I'm in my undergrad now. I'm hoping for around 35k. Maybe less if I can. I'm going to be making $200/mo payments while in school to keep the overall debt low.

This thread is scary... :(

Without getting into PRSI, I think this is a very good reason for the US to start diverting monies and energy from foreign wars to education. Not only will there be virtually no body count by getting out of and staying out of wars, we could have Uncle Sam pay for all college and make it free, or close to free, and still have plenty of money left over. I venture to say we could do all this and also pay off the national debt.

There may reach a point of complete outrage where student debt and a nation's very low financial commitment to education will make people vote for candidates who promise money for schools, not guns. I think we can secure more financial security in this country if we have more graduates, and more without crushing debt, and trade that for the little savings we get for sending troops to oil rich areas in unstoppable wars.

What money we may have to spend for slightly more expensive gas will be there for us to spend when we don't have to spend most of our 20s, and even 30s using a part of our paycheck always paying off a student loan.

A transfer of priorities for our country from war to education will eventually pay off for everyone.
 
I had about $15,000 when I graduated in 2013. Now, I have about $10,500 left. I hope to have them all paid off by this time next year.
 
At graduation (long ago) I had around $4500 in loan debt but paid it off immediately with money that I'd been saving for that purpose through my 5 years of college. I actually came out a little ahead since the bank paid interest on the account and the loan interest didn't start to accumulate until after graduation
 
I had about $15,000 when I graduated in 2013. Now, I have about $10,500 left. I hope to have them all paid off by this time next year.

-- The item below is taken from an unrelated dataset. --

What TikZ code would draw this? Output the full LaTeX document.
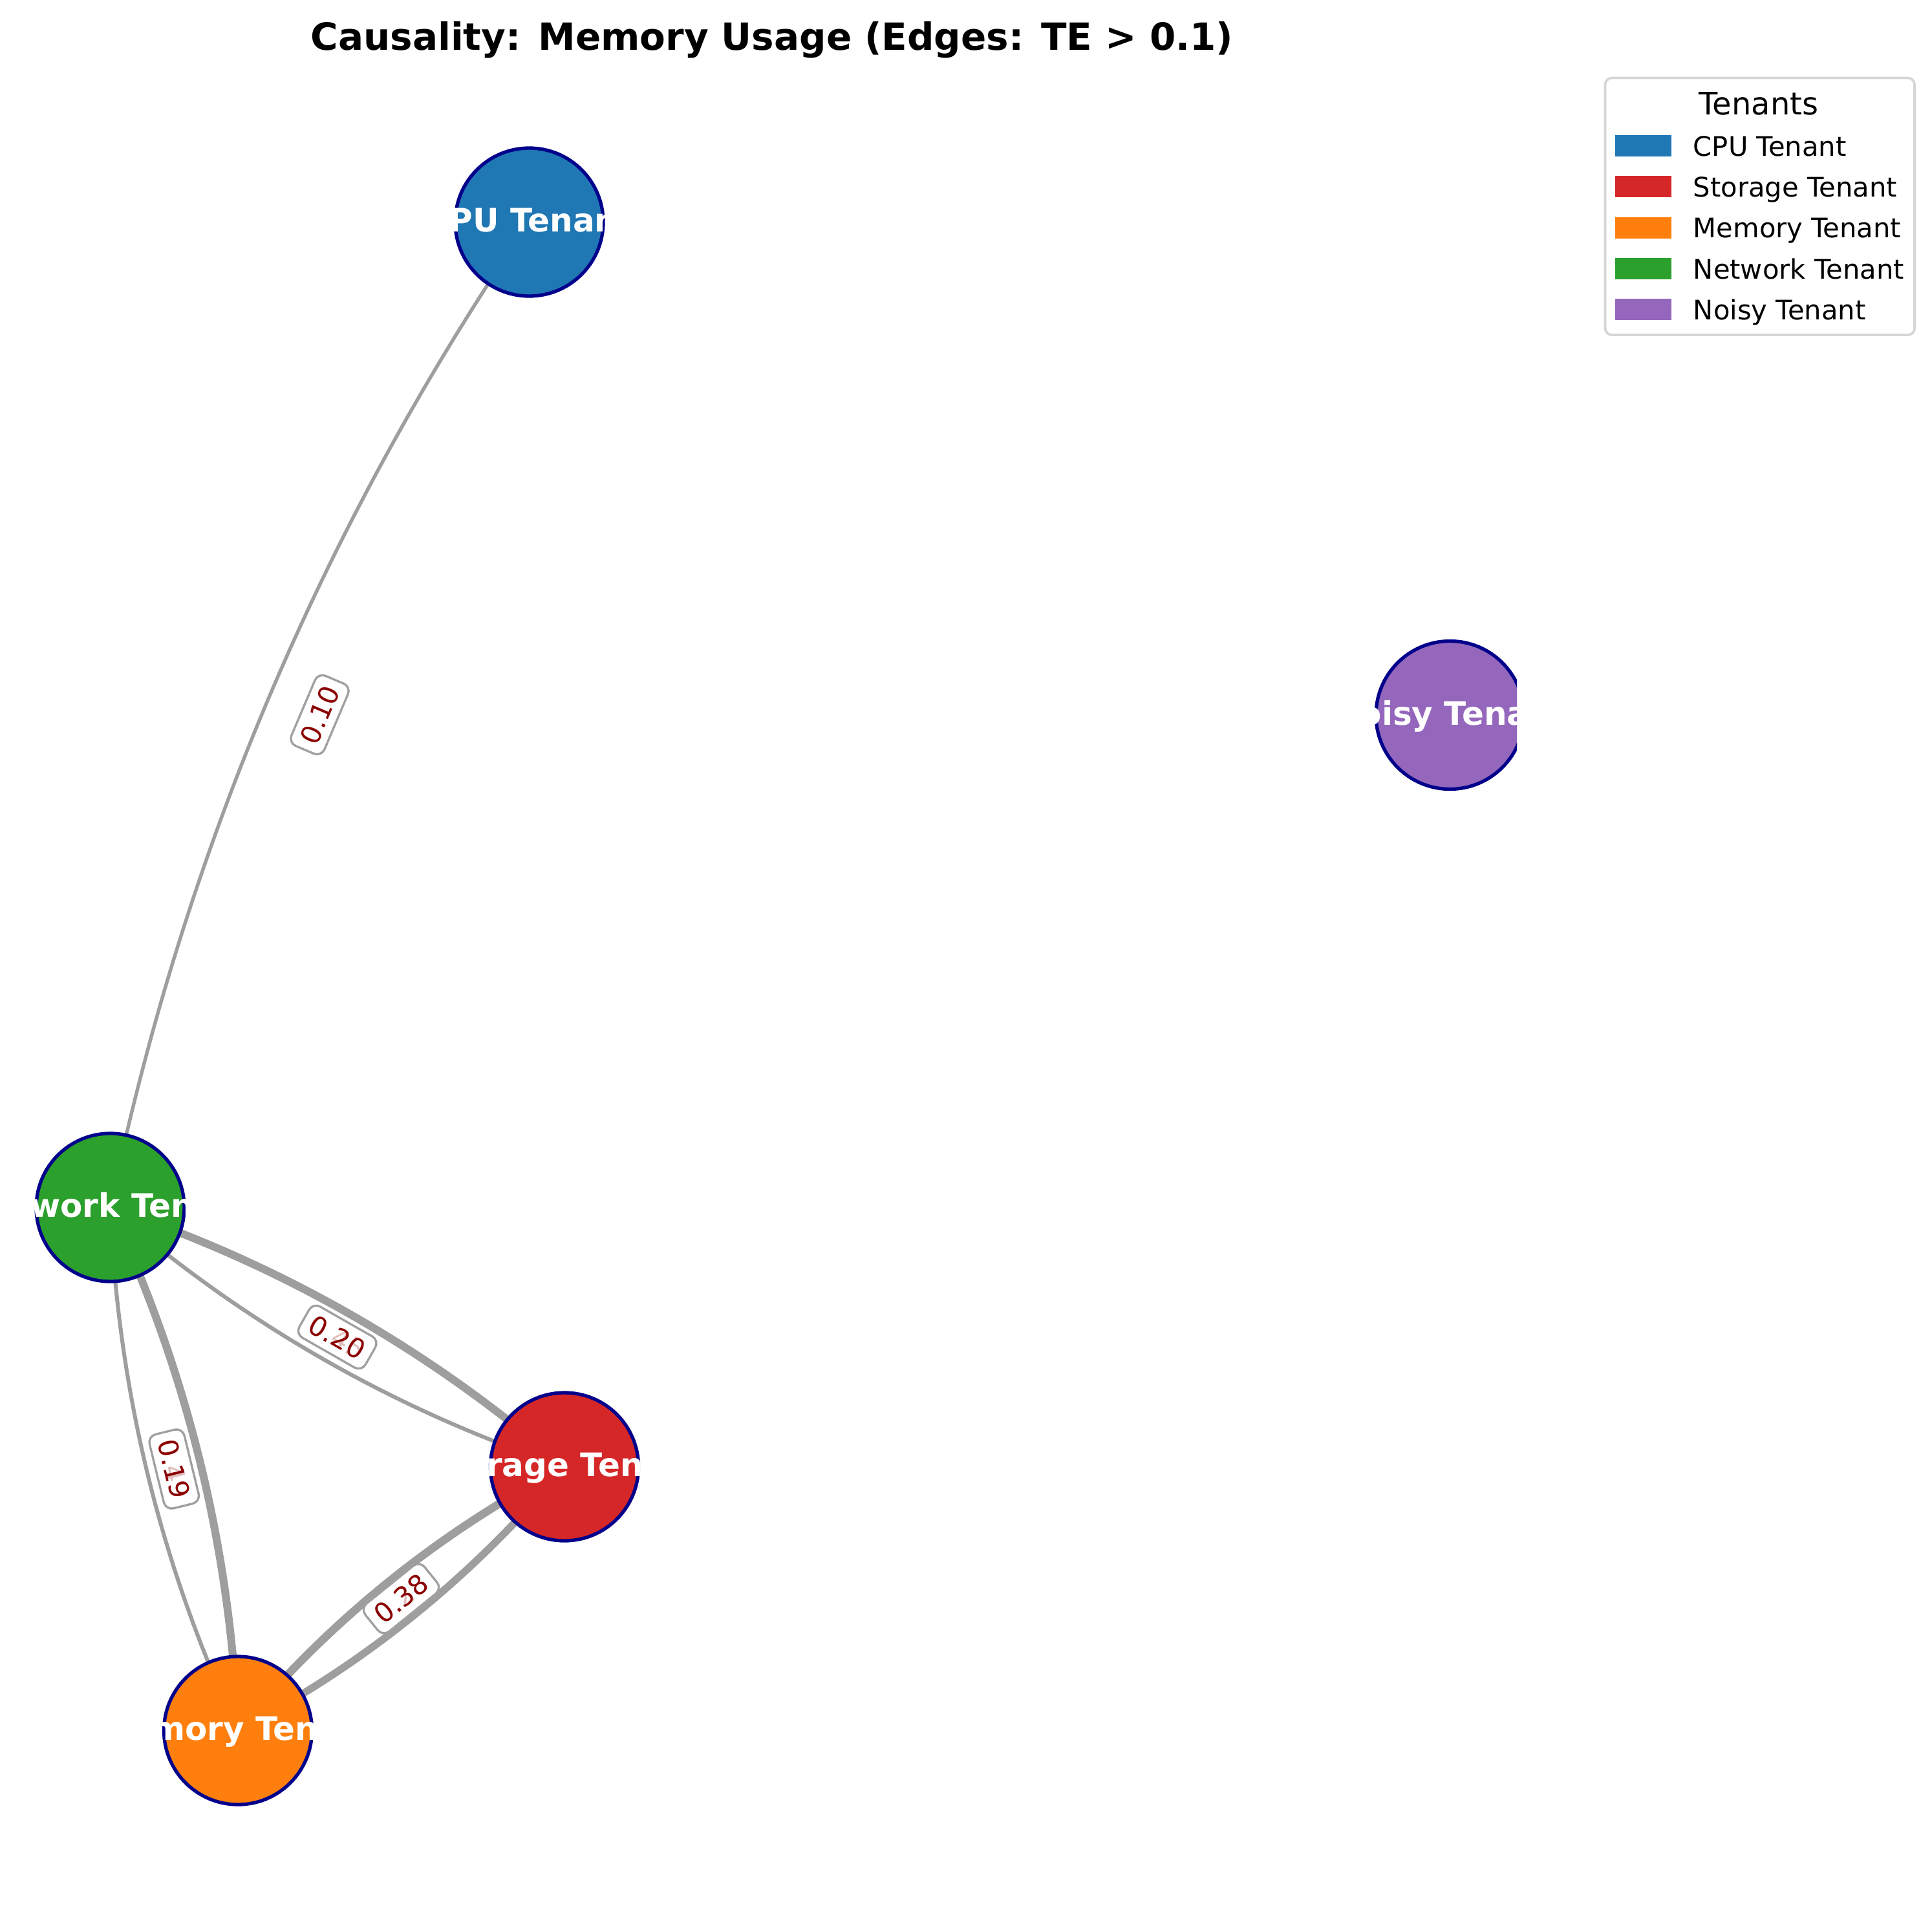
\documentclass[tikz,border=0pt]{standalone}
\usepackage{fontspec}
\setmainfont{DejaVu Sans}
\usetikzlibrary{calc}
\definecolor{tabblue}{HTML}{1F77B4}
\definecolor{tabred}{HTML}{D62728}
\definecolor{taborange}{HTML}{FF7F0E}
\definecolor{tabgreen}{HTML}{2CA02C}
\definecolor{tabpurple}{HTML}{9467BD}
\definecolor{nodeborder}{HTML}{00008B}
\definecolor{edgegray}{HTML}{9E9E9E}
\definecolor{labelred}{HTML}{8B0000}
\definecolor{boxgray}{HTML}{A0A0A0}
\definecolor{legendgray}{HTML}{D5D5D5}
\pgfdeclarelayer{edgelayer}
\pgfsetlayers{edgelayer,main}
\begin{document}
\begin{tikzpicture}[x=0.24pt,y=-0.24pt,
  tenant/.style={circle, draw=nodeborder, line width=1.27pt, minimum size=54.96pt, inner sep=0pt},
  tenantlabel/.style={text=white, font=\fontsize{12}{14}\selectfont\bfseries, anchor=base, inner sep=0pt},
  edgeline/.style={draw=edgegray},
  thinedge/.style={edgeline, line width=1.45pt},
  thickedge/.style={edgeline, line width=2.9pt},
  weightbox/.style={draw=boxgray, line width=0.8pt, fill=white, rounded corners=3pt,
    inner xsep=3pt, inner ysep=3pt, text height=7.3pt, text depth=0pt, text=labelred,
    font=\fontsize{10}{12}\selectfont},
  faintweight/.style={inner xsep=3pt, inner ysep=3pt, text height=7.3pt, text depth=0pt,
    text=labelred, text opacity=0.25, font=\fontsize{10}{12}\selectfont},
  legendtext/.style={anchor=base west, inner sep=0pt, font=\fontsize{10}{12}\selectfont},
  legendframe/.style={draw=legendgray, line width=0.9pt, fill=white, rounded corners=2.5pt}
]
\useasboundingbox (0,0) rectangle (2988,2951);

% title
\node[anchor=base, inner sep=0pt, font=\fontsize{13.9}{17}\selectfont\bfseries] (title)
  at (1194,77) {Causality: Memory Usage (Edges: TE > 0.1)};

% nodes (clipped to axes)
\begin{scope}
\clip (0,0) rectangle (2346,2951);
\node[tenant, fill=tabblue]   (cpu)   at (818.5,343.5) {};
\node[tenant, fill=tabpurple] (noisy) at (2242.5,1106) {};
\node[tenant, fill=tabred]    (sto)   at (873,2268.5) {};
\node[tenant, fill=taborange] (mem)   at (368,2676.5) {};
\node[tenant, fill=tabgreen]  (net)   at (170.5,1867.5) {};

\begin{scope}
\clip (cpu.west |- cpu.north) rectangle (cpu.east |- cpu.south);
\node[tenantlabel] (cpulabel) at ($(cpu.center)+(0,15)$) {CPU Tenant};
\end{scope}
\begin{scope}
\clip (noisy.west |- noisy.north) rectangle (noisy.east |- noisy.south);
\node[tenantlabel] (noisylabel) at ($(noisy.center)+(0,15)$) {Noisy Tenant};
\end{scope}
\begin{scope}
\clip (sto.west |- sto.north) rectangle (sto.east |- sto.south);
\node[tenantlabel] (stolabel) at ($(sto.center)+(0,15)$) {Storage Tenant};
\end{scope}
\begin{scope}
\clip (mem.west |- mem.north) rectangle (mem.east |- mem.south);
\node[tenantlabel] (memlabel) at ($(mem.center)+(0,15)$) {Memory Tenant};
\end{scope}
\begin{scope}
\clip (net.west |- net.north) rectangle (net.east |- net.south);
\node[tenantlabel] (netlabel) at ($(net.center)+(0,15)$) {Network Tenant};
\end{scope}
\end{scope}

% edges (arc3, rad = 0.1) behind the nodes
\begin{pgfonlayer}{edgelayer}
\coordinate (cCN) at (342.1,1040.7);
\coordinate (cNS) at (481.65,2138.25);
\coordinate (cSN) at (561.85,1997.75);
\coordinate (cNM) at (188.35,2291.75);
\coordinate (cMN) at (350.15,2252.25);
\coordinate (cMS) at (661.3,2523);
\coordinate (cSM) at (579.7,2422);
\draw[edgeline, line width=1.3pt] (cpu.center) .. controls ($(cpu.center)!2/3!(cCN)$) and ($(net.center)!2/3!(cCN)$) .. (net.center);
\draw[thinedge] (net.center) .. controls ($(net.center)!2/3!(cNS)$) and ($(sto.center)!2/3!(cNS)$) .. (sto.center);
\draw[thickedge] (sto.center) .. controls ($(sto.center)!2/3!(cSN)$) and ($(net.center)!2/3!(cSN)$) .. (net.center);
\draw[thinedge] (net.center) .. controls ($(net.center)!2/3!(cNM)$) and ($(mem.center)!2/3!(cNM)$) .. (mem.center);
\draw[thickedge] (mem.center) .. controls ($(mem.center)!2/3!(cMN)$) and ($(net.center)!2/3!(cMN)$) .. (net.center);
\draw[edgeline, line width=2.76pt] (mem.center) .. controls ($(mem.center)!2/3!(cMS)$) and ($(sto.center)!2/3!(cMS)$) .. (sto.center);
\draw[edgeline, line width=3.0pt] (sto.center) .. controls ($(sto.center)!2/3!(cSM)$) and ($(mem.center)!2/3!(cSM)$) .. (mem.center);
\end{pgfonlayer}

% edge weight labels
\node[weightbox, rotate=66.96] (wCN) at ($(cpu.center)!0.5!(net.center)$) {0.10};
\node[weightbox, rotate=-29.72] (wNS) at ($(net.center)!0.5!(sto.center)$) {0.20};
\node[faintweight, rotate=-29.72] (wSN) at (wNS.center) {0.45};
\node[weightbox, rotate=-76.28] (wNM) at ($(net.center)!0.5!(mem.center)$) {0.19};
\node[faintweight, rotate=-76.28] (wMN) at (wNM.center) {0.49};
\node[weightbox, rotate=38.94] (wMS) at ($(mem.center)!0.5!(sto.center)$) {0.38};
\node[faintweight, rotate=38.94] (wSM) at (wMS.center) {0.28};

% legend
\path[legendframe] (2482.6,120.5) rectangle (2961,518);
\node[anchor=base, inner sep=0pt, font=\fontsize{11.5}{13}\selectfont] (legtitle) at (2720,177.5) {Tenants};
\fill[tabblue]   (2498,209.0) rectangle (2585,242.0);
\fill[tabred]    (2498,272.3) rectangle (2585,305.3);
\fill[taborange] (2498,335.6) rectangle (2585,368.6);
\fill[tabgreen]  (2498,398.9) rectangle (2585,431.9);
\fill[tabpurple] (2498,462.2) rectangle (2585,495.2);
\node[legendtext] (leg1) at (2618,241.3) {CPU Tenant};
\node[legendtext] (leg2) at (2618,304.6) {Storage Tenant};
\node[legendtext] (leg3) at (2618,367.9) {Memory Tenant};
\node[legendtext] (leg4) at (2618,431.2) {Network Tenant};
\node[legendtext] (leg5) at (2618,494.5) {Noisy Tenant};
\end{tikzpicture}
\end{document}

Amazing! I want you as my financial adviser. Are you tripling or quadrupling up on your payments? I know a girl who went to nursing school and acquired over $25K in debt and with just slightly over minimum wage jobs paid it all off in a few years. Add to that she somehow never had credit card debt in her 30+ years.
 
Amazing! I want you as my financial adviser. Are you tripling or quadrupling up on your payments? I know a girl who went to nursing school and acquired over $25K in debt and with just slightly over minimum wage jobs paid it all off in a few years. Add to that she somehow never had credit card debt in her 30+ years.

Your friend's success in paying off her loans is far more impressive than mine. My job, thankfully, is not minimum wage, so it's amazing that she was able to accomplish that. I simply try to make as big of an extra payment on my loans as I can each month (which is in addition to the minimum payment that automatically deducts from my checking account monthly). I live a relatively spartan lifestyle, so I have extra money to rid myself of the debt. Other folks would probably buy things like beds to put their mattresses on. I will focus on those luxuries afterward the loans are finished. :p
 
So far these poll responses aren't exactly painting the picture of students saddled with debt.....

<$5,000 for me. I had to borrow money to pay for part of one semester of graduate school that I paid off before the first payment was due.